Por: Fábio José de Queiroz, Colunista do Blog Esquerda Online
Ler Lênin não me parece uma boa expressão de ordem expositiva. Ainda assim, manterei essa locução, uma vez que, de conteúdo, ela me parece quase insubstituível. A indagação é o mote deste breve artigo: afinal, por que ler Lênin?
Há 100 anos, precisamente, o mundo virou de ponta a cabeça. A Revolução de Outubro mudou os destinos da humanidade e demonstrou que os operários, ao lado de forças sociais afins, podem governar a sociedade. Efetivamente, Lênin desempenhou tarefas de direção nesse processo histórico, que pode não ser um modelo, mas é uma referência para todo aquele que faz da sua vida um pedaço do esforço grandioso de transformar o mundo. E esse tipo de material humano está em muitos lugares e carece de um sinal, uma alusão, uma referência.
Paradoxalmente, Lênin se tornou persona non grata, na academia, nas igrejas, nos palácios, nos castelos, e, mais recentemente, até em grupos que se reivindicam de esquerda. Os que o leem se tornaram meio que malditos e hereges. Por que isso aconteceu? Afinal, Marx, Engels, Gramsci, Lukács, e, ainda que muito raramente, até o Trotsky, malgrado o olhar malicioso e enfadado do establishment, conseguiram adentrar ínfimos espaços do mundo intelectual. Por que não Lênin?
A radicalidade da Revolução de Outubro e a relação deste acontecimento com a trajetória de Lênin, as limitações quase intransponíveis para uma apropriação acadêmica dos seus textos, certo tom áspero, a palo seco, de seu idioma político (firmemente conectado com a necessidade de um partido revolucionário) e a sua obsessão por tratar o marxismo, rigorosamente, como um guia para ação, não necessariamente nessa ordem, podem ter contribuído para esse desenlace que corresponde quase a um exílio. Aliás, em Lênin, o estudo nunca é desinteressado. Essa atitude, provavelmente, incomoda. O seu desterro político, de certo modo, pode estar atado a esse ponto, a nosso ver, crucial.

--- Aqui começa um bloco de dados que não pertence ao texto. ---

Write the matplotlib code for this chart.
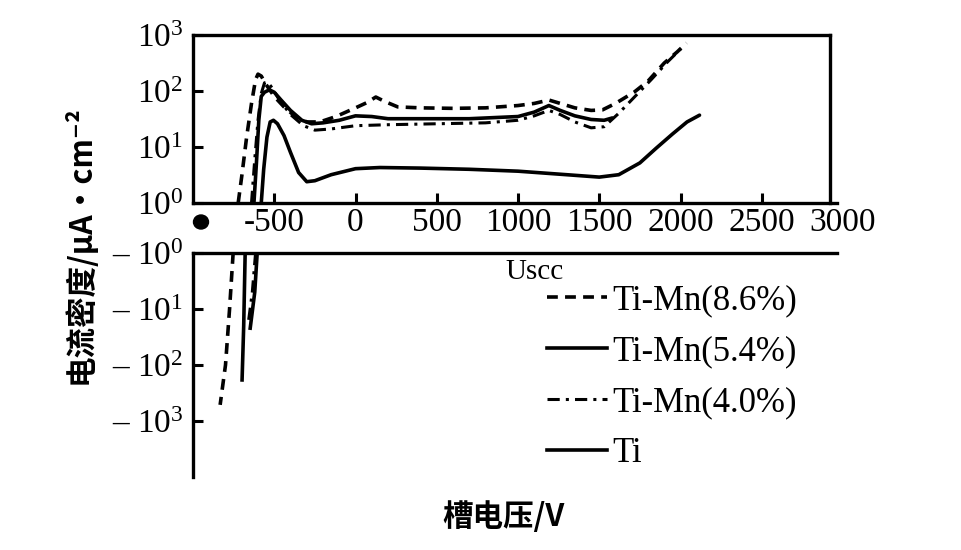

O certo é que 100 anos depois da Revolução de Outubro, não é que as ideias de Lênin correspondam aos fatos. Ao contrário, as ideias de um partido talhado para revolução, profundamente vinculado à classe trabalhadora e centralizado, sem dúvida, provocam repulsas, até porque as ideias horizontalistas e antipartido, de certo modo, cresceram, e cresceram de tal maneira que, para não parecerem sectários, marxistas de uma boa safra passaram a ignorá-lo, a não tê-lo como uma boa companhia.

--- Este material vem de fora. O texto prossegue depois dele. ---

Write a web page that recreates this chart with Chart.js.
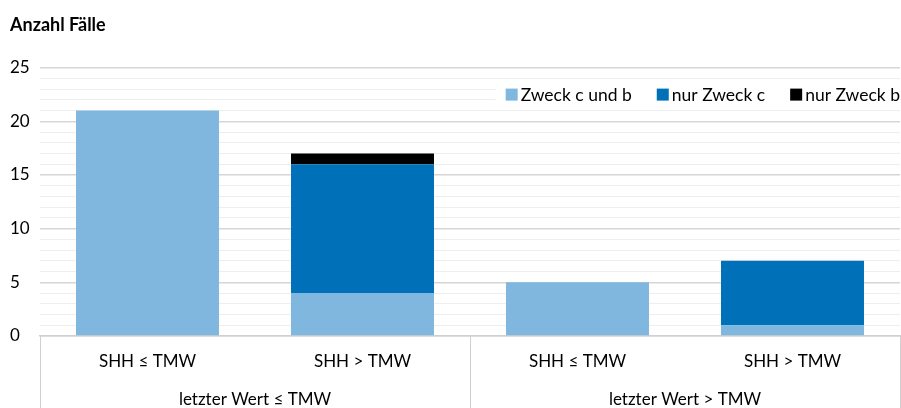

Mas, o que é uma boa companhia, particularmente no Brasil, e depois de um golpe parlamentar que suspendeu a experiência do movimento operário com a política de conciliação de classes, cuja resultante mais dolorosa é o governo ilegítimo de Temer? Lênin era hábil do ponto de vista tático, sabia aprender com os erros, mas nunca deixou de combater a conciliação de classes, pois sabia que esse caminho não era o indicado para a classe trabalhadora. Ele sabia dos riscos intoleráveis contidos nessa política. Voltar a ler Lênin talvez nos ajude a entender o significado mais profundo dessa política e por que ela nos trouxe até aqui, trabalhadores e trabalhadoras.
Lênin, no entanto, devido à flexibilidade tática que o distinguia de seus pares, de fato, admitia a existência de situações que exigem da classe trabalhadora a mais obstinada unidade. Na conjuntura brasileira, o movimento que conduziu à greve geral de 28 de abril, antes de tudo, é o resultado de uma política de frente única que permitiu mobilizar a maior parte dos setores assalariados e populares e trazer os trabalhadores para o terreno da iniciativa, que, até então, era (exclusivamente) do governo e dos patrões. Há fumaça e o papa da luta de classes saiu na sacada. É hora de voltar a Lênin e ao seu texto clássico sobre as greves, pois elas – como vimos no dia 28 – despertam forças adormecidas, põem o velho proletariado em movimento e oxigenam a vida.
Ademais, no momento em que as instituições estatais, no Brasil, mais do que nunca, parecem descoladas do sentimento das ruas, uma obra como O Estado e a revolução pode ser útil para que se estenda o real significado do conjunto de instituições que conforma o aparelho estatal e lhe impõe um sentido; entender, sobretudo, que por dentro desse Estado nada muda e tudo é mudado.
Em suma, quando muitos se perguntam “que fazer” (?), é o momento de contrariar o coro dos contentes, de desafiar os olhares incomodados, de – tal como Lênin nas Teses de Abril – não temer de expor o ponto de vista, e, por fim, voltar a ler o herege Vladimir Ulianov Lênin. Ler Lênin até por que os tempos pedem um pouco de heresia no santuário.